- **Available data**
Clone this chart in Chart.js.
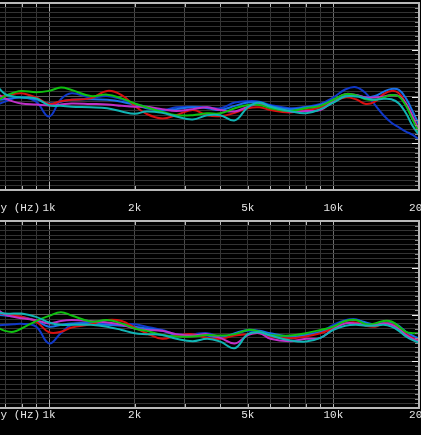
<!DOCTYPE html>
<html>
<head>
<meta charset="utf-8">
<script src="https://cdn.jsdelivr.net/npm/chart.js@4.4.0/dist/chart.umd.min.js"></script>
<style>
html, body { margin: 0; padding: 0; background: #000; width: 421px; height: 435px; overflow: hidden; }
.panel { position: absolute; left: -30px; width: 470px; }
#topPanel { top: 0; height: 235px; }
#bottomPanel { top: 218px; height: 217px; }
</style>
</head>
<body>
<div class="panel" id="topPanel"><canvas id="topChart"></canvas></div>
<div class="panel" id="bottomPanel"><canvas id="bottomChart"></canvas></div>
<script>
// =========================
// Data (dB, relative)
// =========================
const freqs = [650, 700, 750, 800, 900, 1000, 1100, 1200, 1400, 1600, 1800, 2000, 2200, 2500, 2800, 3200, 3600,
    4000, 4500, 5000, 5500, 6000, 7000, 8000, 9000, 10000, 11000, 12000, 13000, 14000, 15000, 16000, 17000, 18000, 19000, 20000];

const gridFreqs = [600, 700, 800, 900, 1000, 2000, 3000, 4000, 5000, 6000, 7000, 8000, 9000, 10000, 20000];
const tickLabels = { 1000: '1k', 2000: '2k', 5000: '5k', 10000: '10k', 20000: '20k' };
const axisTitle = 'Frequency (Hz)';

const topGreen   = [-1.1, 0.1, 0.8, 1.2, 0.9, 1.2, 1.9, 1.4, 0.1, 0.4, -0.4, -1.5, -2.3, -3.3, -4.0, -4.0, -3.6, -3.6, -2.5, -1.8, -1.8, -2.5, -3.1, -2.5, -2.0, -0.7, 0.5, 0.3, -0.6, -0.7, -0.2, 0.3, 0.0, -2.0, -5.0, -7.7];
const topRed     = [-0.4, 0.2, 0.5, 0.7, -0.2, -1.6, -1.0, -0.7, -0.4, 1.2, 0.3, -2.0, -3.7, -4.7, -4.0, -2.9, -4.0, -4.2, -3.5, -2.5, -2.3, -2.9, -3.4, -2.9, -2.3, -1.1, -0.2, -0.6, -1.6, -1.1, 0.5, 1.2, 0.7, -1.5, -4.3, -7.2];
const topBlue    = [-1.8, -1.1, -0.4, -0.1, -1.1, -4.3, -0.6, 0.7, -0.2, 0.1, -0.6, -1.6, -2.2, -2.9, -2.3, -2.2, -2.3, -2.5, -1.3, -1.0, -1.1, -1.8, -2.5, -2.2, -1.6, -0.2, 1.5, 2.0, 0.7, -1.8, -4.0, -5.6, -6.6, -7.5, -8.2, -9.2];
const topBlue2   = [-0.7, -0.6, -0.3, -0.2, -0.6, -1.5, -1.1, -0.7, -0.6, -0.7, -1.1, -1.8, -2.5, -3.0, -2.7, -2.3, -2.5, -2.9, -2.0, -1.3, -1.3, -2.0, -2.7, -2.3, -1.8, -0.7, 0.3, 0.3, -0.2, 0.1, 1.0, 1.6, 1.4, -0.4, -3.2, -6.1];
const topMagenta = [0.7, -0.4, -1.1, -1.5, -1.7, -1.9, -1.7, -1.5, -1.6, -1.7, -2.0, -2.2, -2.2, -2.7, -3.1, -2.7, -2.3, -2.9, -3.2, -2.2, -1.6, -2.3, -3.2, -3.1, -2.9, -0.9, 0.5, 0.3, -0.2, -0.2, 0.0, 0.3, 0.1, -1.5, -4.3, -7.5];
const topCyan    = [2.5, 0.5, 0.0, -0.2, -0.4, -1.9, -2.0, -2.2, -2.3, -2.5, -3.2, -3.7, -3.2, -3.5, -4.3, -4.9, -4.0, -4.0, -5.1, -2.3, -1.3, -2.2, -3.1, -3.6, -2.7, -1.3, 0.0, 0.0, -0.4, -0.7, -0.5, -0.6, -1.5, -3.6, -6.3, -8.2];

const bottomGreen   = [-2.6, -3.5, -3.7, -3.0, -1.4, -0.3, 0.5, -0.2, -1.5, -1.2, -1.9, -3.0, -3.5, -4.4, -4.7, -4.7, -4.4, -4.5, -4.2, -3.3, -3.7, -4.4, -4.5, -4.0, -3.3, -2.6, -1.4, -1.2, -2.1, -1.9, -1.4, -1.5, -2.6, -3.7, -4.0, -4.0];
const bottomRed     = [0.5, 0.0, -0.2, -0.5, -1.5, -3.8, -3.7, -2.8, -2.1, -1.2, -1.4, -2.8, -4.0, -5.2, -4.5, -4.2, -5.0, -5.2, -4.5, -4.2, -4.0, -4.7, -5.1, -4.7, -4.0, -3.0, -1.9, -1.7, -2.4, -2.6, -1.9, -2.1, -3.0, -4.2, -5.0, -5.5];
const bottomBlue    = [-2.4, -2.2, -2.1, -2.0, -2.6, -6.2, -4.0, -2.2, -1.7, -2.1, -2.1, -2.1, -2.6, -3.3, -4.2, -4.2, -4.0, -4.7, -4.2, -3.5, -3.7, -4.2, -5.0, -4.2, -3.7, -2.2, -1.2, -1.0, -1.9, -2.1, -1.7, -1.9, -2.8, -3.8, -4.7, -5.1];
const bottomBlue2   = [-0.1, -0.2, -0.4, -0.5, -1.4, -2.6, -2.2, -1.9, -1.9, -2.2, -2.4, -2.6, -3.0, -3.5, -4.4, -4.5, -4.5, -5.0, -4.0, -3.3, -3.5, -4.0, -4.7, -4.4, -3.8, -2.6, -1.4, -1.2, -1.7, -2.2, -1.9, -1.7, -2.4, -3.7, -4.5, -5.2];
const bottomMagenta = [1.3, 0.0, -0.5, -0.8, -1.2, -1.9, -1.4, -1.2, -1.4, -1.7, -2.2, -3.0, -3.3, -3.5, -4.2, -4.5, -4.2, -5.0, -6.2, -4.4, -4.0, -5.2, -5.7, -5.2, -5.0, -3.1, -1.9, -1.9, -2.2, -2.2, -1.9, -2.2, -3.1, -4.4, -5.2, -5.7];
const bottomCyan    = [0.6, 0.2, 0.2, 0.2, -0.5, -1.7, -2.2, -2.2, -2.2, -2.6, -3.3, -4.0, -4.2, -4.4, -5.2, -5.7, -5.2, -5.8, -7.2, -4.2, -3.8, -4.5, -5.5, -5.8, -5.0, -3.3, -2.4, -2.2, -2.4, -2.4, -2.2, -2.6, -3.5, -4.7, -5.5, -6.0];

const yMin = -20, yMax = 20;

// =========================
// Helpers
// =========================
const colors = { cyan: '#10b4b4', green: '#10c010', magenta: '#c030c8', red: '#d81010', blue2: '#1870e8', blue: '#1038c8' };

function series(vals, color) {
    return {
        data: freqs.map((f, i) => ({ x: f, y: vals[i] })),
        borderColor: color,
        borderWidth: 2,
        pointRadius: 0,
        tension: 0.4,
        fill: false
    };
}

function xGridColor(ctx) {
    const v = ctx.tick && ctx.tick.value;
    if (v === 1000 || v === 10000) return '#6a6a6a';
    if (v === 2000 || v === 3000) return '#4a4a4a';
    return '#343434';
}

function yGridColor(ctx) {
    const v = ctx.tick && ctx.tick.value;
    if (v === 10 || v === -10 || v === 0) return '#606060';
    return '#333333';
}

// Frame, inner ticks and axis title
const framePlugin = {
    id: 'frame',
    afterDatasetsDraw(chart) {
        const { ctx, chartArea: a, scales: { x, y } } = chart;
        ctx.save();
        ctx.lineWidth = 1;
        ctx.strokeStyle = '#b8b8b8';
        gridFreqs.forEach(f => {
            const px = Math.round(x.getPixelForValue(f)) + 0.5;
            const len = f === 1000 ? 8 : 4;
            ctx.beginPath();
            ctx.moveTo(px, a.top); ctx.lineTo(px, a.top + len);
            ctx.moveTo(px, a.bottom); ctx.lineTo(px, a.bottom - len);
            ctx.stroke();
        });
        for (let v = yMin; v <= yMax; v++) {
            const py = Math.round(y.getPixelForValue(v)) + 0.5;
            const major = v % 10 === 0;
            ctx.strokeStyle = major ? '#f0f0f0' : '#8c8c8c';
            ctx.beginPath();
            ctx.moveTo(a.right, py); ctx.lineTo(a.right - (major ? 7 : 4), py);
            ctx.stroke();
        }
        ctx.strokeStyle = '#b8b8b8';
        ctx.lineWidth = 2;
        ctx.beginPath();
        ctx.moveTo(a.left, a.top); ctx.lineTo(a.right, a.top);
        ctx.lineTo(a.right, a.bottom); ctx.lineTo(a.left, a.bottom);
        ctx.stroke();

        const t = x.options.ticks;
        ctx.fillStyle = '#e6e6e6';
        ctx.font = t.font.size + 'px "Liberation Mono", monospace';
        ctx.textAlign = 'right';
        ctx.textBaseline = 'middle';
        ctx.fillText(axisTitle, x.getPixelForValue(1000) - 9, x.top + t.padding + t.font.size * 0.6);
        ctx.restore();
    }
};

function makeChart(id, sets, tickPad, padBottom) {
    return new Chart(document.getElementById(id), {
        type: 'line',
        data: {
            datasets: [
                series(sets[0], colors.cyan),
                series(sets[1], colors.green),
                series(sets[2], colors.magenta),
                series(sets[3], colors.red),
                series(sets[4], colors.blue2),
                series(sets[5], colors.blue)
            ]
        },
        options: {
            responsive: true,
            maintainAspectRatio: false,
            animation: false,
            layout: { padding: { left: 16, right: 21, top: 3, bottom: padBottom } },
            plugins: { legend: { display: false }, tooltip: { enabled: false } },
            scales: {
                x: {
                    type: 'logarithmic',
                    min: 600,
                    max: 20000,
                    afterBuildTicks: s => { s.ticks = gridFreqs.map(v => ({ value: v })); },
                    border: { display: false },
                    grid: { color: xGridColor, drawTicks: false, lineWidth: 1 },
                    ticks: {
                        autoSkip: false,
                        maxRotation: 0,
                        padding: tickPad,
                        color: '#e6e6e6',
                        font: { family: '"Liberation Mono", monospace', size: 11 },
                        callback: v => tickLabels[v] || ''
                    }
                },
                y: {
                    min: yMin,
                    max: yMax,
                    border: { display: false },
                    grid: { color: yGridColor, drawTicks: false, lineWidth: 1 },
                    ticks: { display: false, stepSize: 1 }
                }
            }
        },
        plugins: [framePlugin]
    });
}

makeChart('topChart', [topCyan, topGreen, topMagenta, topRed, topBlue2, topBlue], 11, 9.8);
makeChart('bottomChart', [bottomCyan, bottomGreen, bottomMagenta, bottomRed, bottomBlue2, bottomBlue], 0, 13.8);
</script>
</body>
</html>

- **Exercise**
Pictures are excluded: retype only the lines from the beginning of the listing above through the line with "const axisTitle = 'Frequency (Hz)';", both included.

- **Finished exercise**
Clone this chart in Chart.js.
<!DOCTYPE html>
<html>
<head>
<meta charset="utf-8">
<script src="https://cdn.jsdelivr.net/npm/chart.js@4.4.0/dist/chart.umd.min.js"></script>
<style>
html, body { margin: 0; padding: 0; background: #000; width: 421px; height: 435px; overflow: hidden; }
.panel { position: absolute; left: -30px; width: 470px; }
#topPanel { top: 0; height: 235px; }
#bottomPanel { top: 218px; height: 217px; }
</style>
</head>
<body>
<div class="panel" id="topPanel"><canvas id="topChart"></canvas></div>
<div class="panel" id="bottomPanel"><canvas id="bottomChart"></canvas></div>
<script>
// =========================
// Data (dB, relative)
// =========================
const freqs = [650, 700, 750, 800, 900, 1000, 1100, 1200, 1400, 1600, 1800, 2000, 2200, 2500, 2800, 3200, 3600,
    4000, 4500, 5000, 5500, 6000, 7000, 8000, 9000, 10000, 11000, 12000, 13000, 14000, 15000, 16000, 17000, 18000, 19000, 20000];

const gridFreqs = [600, 700, 800, 900, 1000, 2000, 3000, 4000, 5000, 6000, 7000, 8000, 9000, 10000, 20000];
const tickLabels = { 1000: '1k', 2000: '2k', 5000: '5k', 10000: '10k', 20000: '20k' };
const axisTitle = 'Frequency (Hz)';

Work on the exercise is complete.